I hear people say, “We voted you in — you need to listen to us.” But the people saying that might just be a small group that doesn’t like what you’re doing. You can’t play to that game. You have to believe you’re doing the right thing to move the city forward, and sometimes those are not the most popular decisions. I knew from coaching you can never tell everyone what they want to hear. But I probably should have tried to be more of a politician.
What’s next for you?
I’ve put a couple of applications in for part-time jobs, but I don’t know. I know I’ve got to do something, though. I can’t sit at home. Hopefully I’ll continue to coach basketball. That’s my other love.
Randy Casale and I were classmates beginning in kindergarten at South Avenue School. We were the two Randys in our high school class of 1969.
Like him, I remember Beacon during the late 1950s and early 1960s. There were actually banks on Bank Square where my parents got a mortgage for their home at 80 North Ave. Then things started to go downhill, even before the Newburgh-Beacon Bridge was built. There was a lot of talk about “urban renewal.” What urban renewal? The only “urban” was Main and the only “renewal” amounted to a few flowers, bushes and trees being planted along the street.
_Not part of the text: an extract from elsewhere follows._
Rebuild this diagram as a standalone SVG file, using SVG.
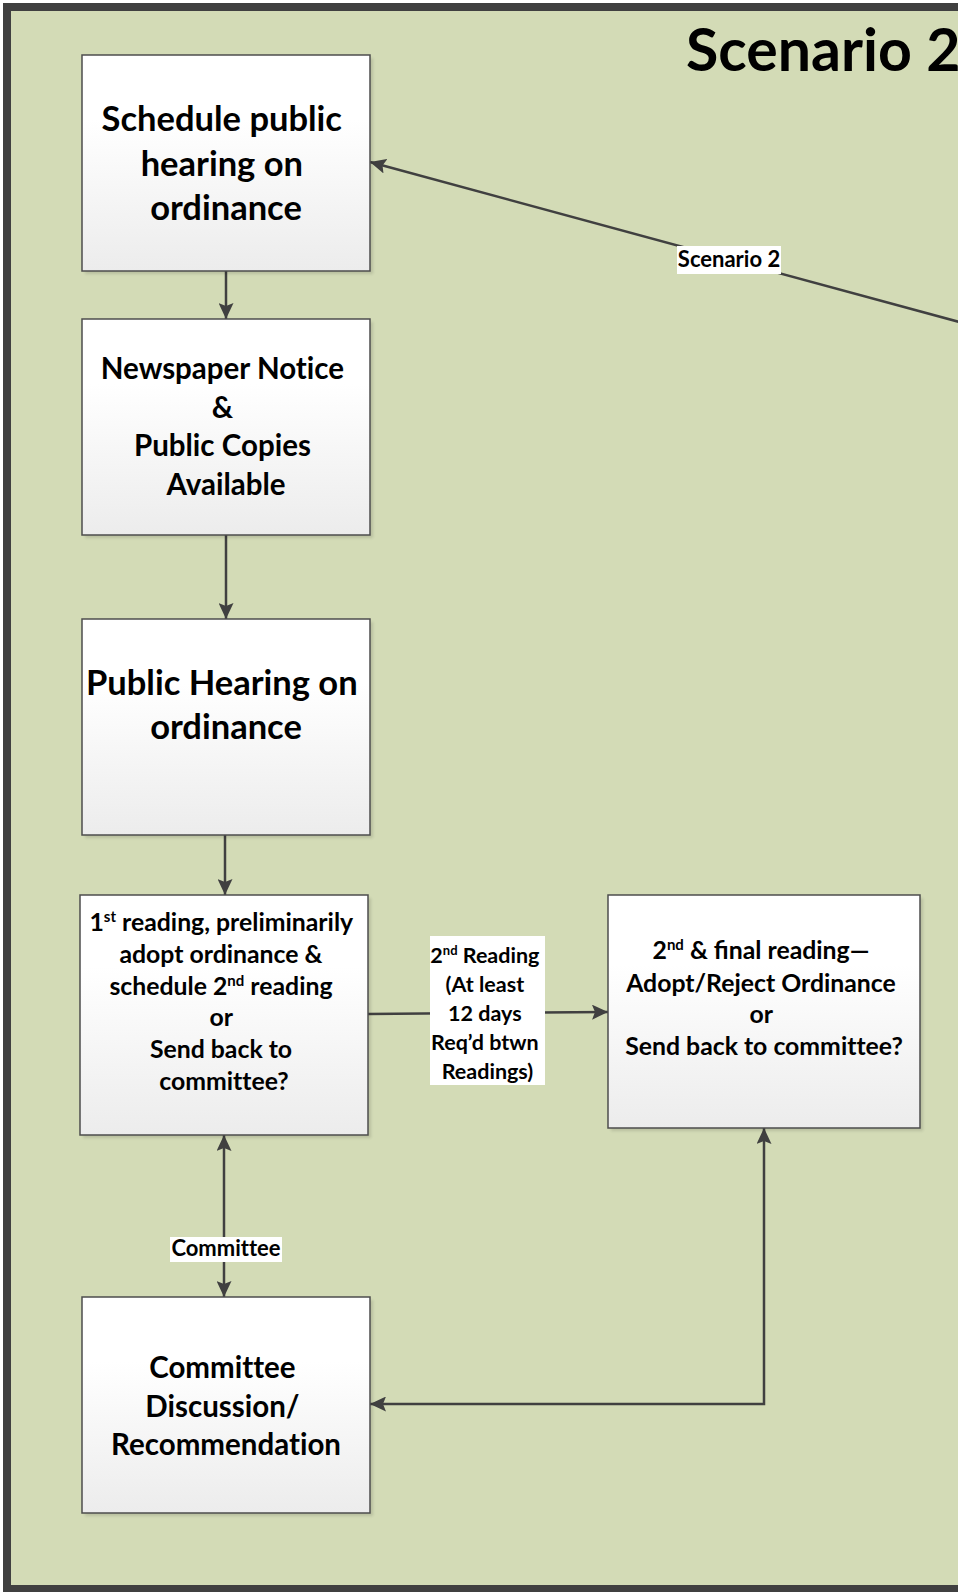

I’m exaggerating, but it was depressing enough that many Beaconites, including myself, left. I recently heard Beacon re-ferred to as Yonkers North — is that good, or bad? I know people are complaining about the changes but from all I’ve heard and from what Randy describes, the changes will be for the best. At least Beacon has been able to attract people and businesses. I was in Wappingers, Poughkeepsie and Newburgh a few years ago and I can’t say the same about those places. I hope to visit Beacon this spring from Orlando and get a fresh look at the changes and talk to people face-to-face to hear their honest assessments.